Katherine Hui / Thresher

By Prayag Gordy     4/7/22 10:34pm

Rice administration has canceled public parties for the rest of the semester, according to emails sent late last week by college presidents. 

The same emails also said that Associate Night celebrations at all colleges had been canceled, though each college is permitted to organize smaller events.

The cancellation of the remaining publics came hours after Brown and Jones Colleges canceled their joint public, which was originally scheduled for Saturday. Wiess and Will Rice Colleges’ NODdy Business was planned for the following Saturday, and Baker and Sid Richardson Colleges’ combined public was set for April 23. 

All of these changes came one day after an email from the Crisis Management Advisory Committee said Rice was not ready to shift any policies.

Cooper Bouton, a social coordinator at Will Rice College, partly blamed the Rice administration for the COVID spike.

“I would also say that some of the frustration I felt was also directed towards admin,” Bouton, a senior, wrote in an email to the Thresher. “It was their decision to allow all alumni from all over the country to come to Beer Bike without being tested for COVID first that started this outbreak and now it is undergraduates who are having to suffer the negative repercussions of that decision.”

Asha Malani, another Will Rice College social coordinator, said the cancellation of the joint Wiess and Will Rice College NODdy Business public was not unexpected.
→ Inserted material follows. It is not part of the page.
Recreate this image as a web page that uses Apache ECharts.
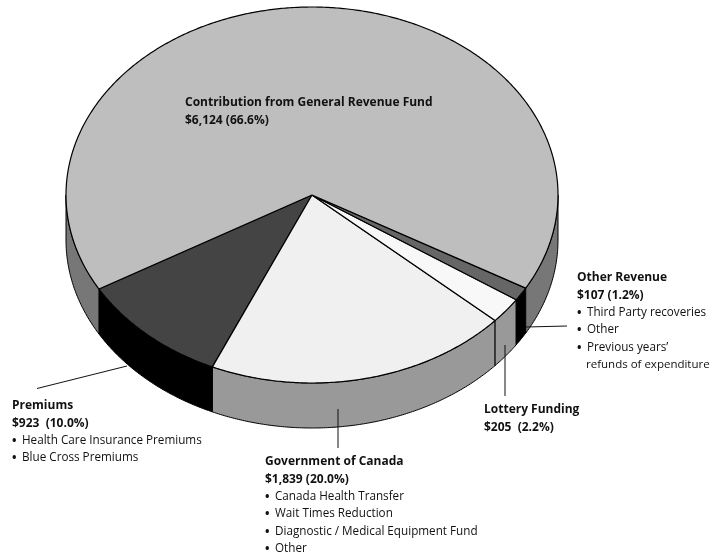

“I was pretty sad but not surprised,” Malani, a junior, wrote in an email to the Thresher. “It’s important we all keep healthy, but I was wishing I would never get another COVID update email again, and that was a terrible update to receive.”

The Will Rice and Wiess College socials said they had already planned much of the event but were not aware of any large non-refundable purchases.

“The Wiess socials and I had already put in so much time and effort to try and put on the best event possible and it was sad to see all of that be for nothing,” Bouton wrote. “Since NODdy business was scheduled for [April 16], we were very far along in the planning process. We had already done the walkthrough with the Student Activities Committee and [Rice University Police Department] and had also submitted our final event plan which included the list of all caregivers and security volunteers.”

Bouton said he wishes he could have experienced one last Will Rice public.

“As a senior, I was really looking forward to my last semester being a return to the Rice on-campus culture that I had experienced my freshman and sophomore year before COVID hit and part of that was definitely helping to plan and attend Will Rice’s public,” Bouton said.

Wiess College social Christina Chen said she hopes Wiess can once again host Night of Decadence in the fall semester.

“We understand the decision from a safety standpoint, but we are nevertheless saddened by this news,” Chen said. “Moving forward, we are hopeful that the situation improves so that we will be able to bring NOD back in the fall.”

In an email to the Thresher, the social coordinators at Baker College — Piper Winn, Alice Owens and Valeria Martinez — said they hope to host a smaller event in the coming weeks.

“We hope that the Rice administration keeps monitoring COVID cases as we head towards the end of the semester in the hope that we may be able to hold events in some reduced form before everyone leaves for summer,” Winn, Owens and Martinez wrote. “We are also incredibly hopeful that we will be able to plan an exciting Baker public next semester, as we wish to bring Baker spirit to all Rice Owls.”

In his April 7 email, Kirby wrote that more than 130 undergraduate students have tested positive for COVID-19 since Beer Bike.

“Over the past few days there’s been a significant rise in the number of positive cases reported in our community – about 145,” Kirby wrote. “Over 90 [percent] of the positive cases are undergraduates, with about half occurring in two residential colleges.”

Most students tested positive on “at-home” rapid tests rather than through Rice’s official PCR testing, according to Kirby. Rice acquired antigen home tests and started distributing them in early March.

This story was updated on 4/12/2022 at 10:54 p.m.